In July, Chinese regulators opened the door by letting banks and individuals freely trade yuan outside of mainland China for the first time. Creating that infrastructure is a necessary step in allowing the yuan to float freely, and have markets set its value. For now, China will keep its tight rein on the value of the yuan even with the parallel market in Hong Kong.

On Dec. 6, Chinese regulators broadened the scope of the program, increasing the number of exporters that can use yuan to trade their goods from a few hundred to nearly 70,000.

Some predict it will only be a few years before 20% to 30% of China's $2.3 trillion of imports could be conducted in yuan rather than U.S. dollars. Today less than 1% is done in yuan, according to Standard Chartered.

Mr. Mann says trading in yuan could match that of the Japanese yen before long as the third most-actively traded currency behind the dollar and the euro.

Until now, investors who wanted to speculate on the yuan, or companies that needed to hedge against its fluctuations, could only do so indirectly, through contracts that tracked the currency's moves. Those contracts were useless for businesses that needed actual yuan to buy or sell goods.

To buy and sell yuan offshore, traders need an account in Hong Kong. Chinese companies can move money to offshore yuan accounts only for business purposes, such as exports or imports. And restrictions remain on repatriating that money.

But as long as that money is in an offshore yuan account, the holder is free to trade with it in any way.

Already, banks such as Citigroup Inc. and HSBC are offering investors yuan-priced options and interest-rate derivatives. Mutual funds dedicated to yuan-priced investments have already been created.

The move has opened the doors to wider issuance of yuan-denominated bonds and other investments. McDonald's Corp. and Caterpillar Inc. recently became the first U.S. non-financial corporations to sell debt priced in yuan, in what is being nicknamed the "Dim Sum" bond market.

A big driver of the increase in yuan holdings offshore is emerging economies, major trading destinations for China. HSBC forecasts that at least half, or nearly $2 trillion worth, of China's cross-border trade with emerging markets could be settled in yuan annually within three to five years.

For example, countries rich in natural resources that export commodities to China could get paid in yuan and then use the yuan to buy finished goods and services from China—cutting out the cost and hassle of converting to dollars.

The moves come against a broader background of growing Chinese concern over the country's reliance on the dollar.

Long term, the offshore yuan market could decrease demand for the dollar and lower its value. That's in part because Chinese companies doing business with counterparts in other countries wouldn't need U.S. dollars to conduct that business as they do today.

In Hong Kong, where speculation is an obsession, individual investors quickly piled in to yuan, even though they are limited to converting only 20,000 yuan a day. On display by bank teller windows are interest rates for Hong Kong, U.S and now Chinese deposits.

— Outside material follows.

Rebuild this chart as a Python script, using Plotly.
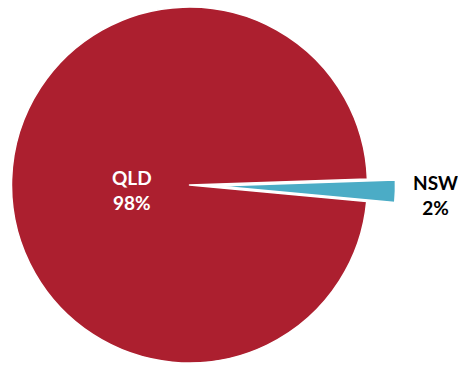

For the yuan to become fully convertible, China would have to allow it to be exchangeable for other currencies at any time, something that's not possible under the new regulations.

The keen level of interest in the offshore yuan trading was evident last week in midtown Manhattan at the headquarters of HSBC. Some 80 traders from 20 banks came to hear a presentation organized by ICAP PLC on offshore yuan trading featuring Esmond Lee, an official from the Hong Kong Monetary Authority. Previous sessions in Hong Kong and London had been similarly packed.

"What makes it exciting is that this is a move by China in a direction that many have been waiting for," said Edward Brown, an executive vice president at ICAP, the world's largest broker of currency trades among banks.

Corrections & Amplifications

The chart showing growth of deposits in a previous version of this article should have been labeled in billions of yuan.